As the son of Italian immigrants in Australia, I have seized this opportunity to prove my roots and be able to unequivocally demonstrate being Italo-Australian. Of course, for many of us natives, it also becomes the means to be able to move to Europe to try other experiences and other ways of life, as thousands of us do every year and I confess to being part of this group. 
 
However, regardless of how important these documents are in our lives, our identity is not based solely on them. Each of us is defined by our own lives, by our parents, by the type of education received and by our actions. Not all children of immigrants have dual citizenship and it is possible that there are families with children born before and after the change of their parents citizenship that either have or do not have dual citizenship.  In these cases, the absence of a second citizenship is not to say they are not Italian-Americans,, Italo-Australians, and so on. 
 
The immigrants and their children are actually children of two countries. They live in a house with the language and the traditions of their place of origin and outside the walls of the house, they live according to the laws and traditions of the country of residence.
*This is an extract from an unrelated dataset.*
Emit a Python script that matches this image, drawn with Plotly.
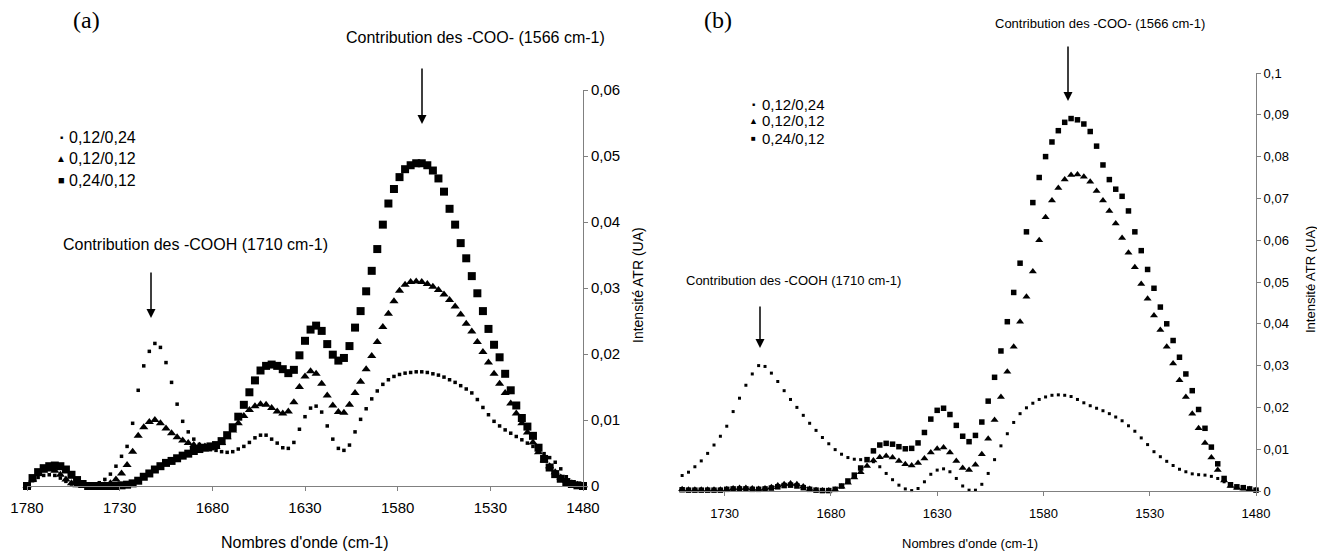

Then, according to the prejudices towards each group and the history of each country of residence, this double life is not always easy.  This situation, that we now see more and more in Italy with the integration of new immigrants, is not always easy. 
 
The preservation of Italian traditions by descendants of Italian immigrants clearly shows this double life. In fact, American experiences, and now those also in other countries, shows that third and fourth generation children always want to know more about their origins.  In these cases, passports do not have such an important legal role.  In all cases, those with or without passports, are descendants of Italians and therefore part of Italian history itself. The presence in Rome of Members of Parliament that are elected abroad is the official recognition of this phenomenon. 
 
This is why we no longer think that immigration is a one-way trip. Immigration is a trip that lasts a lifetime for the immigrant and continues on over to the next generations. For Italy, this is part of our heritage and we must take the necessary steps to make everyone understand the reality of our country.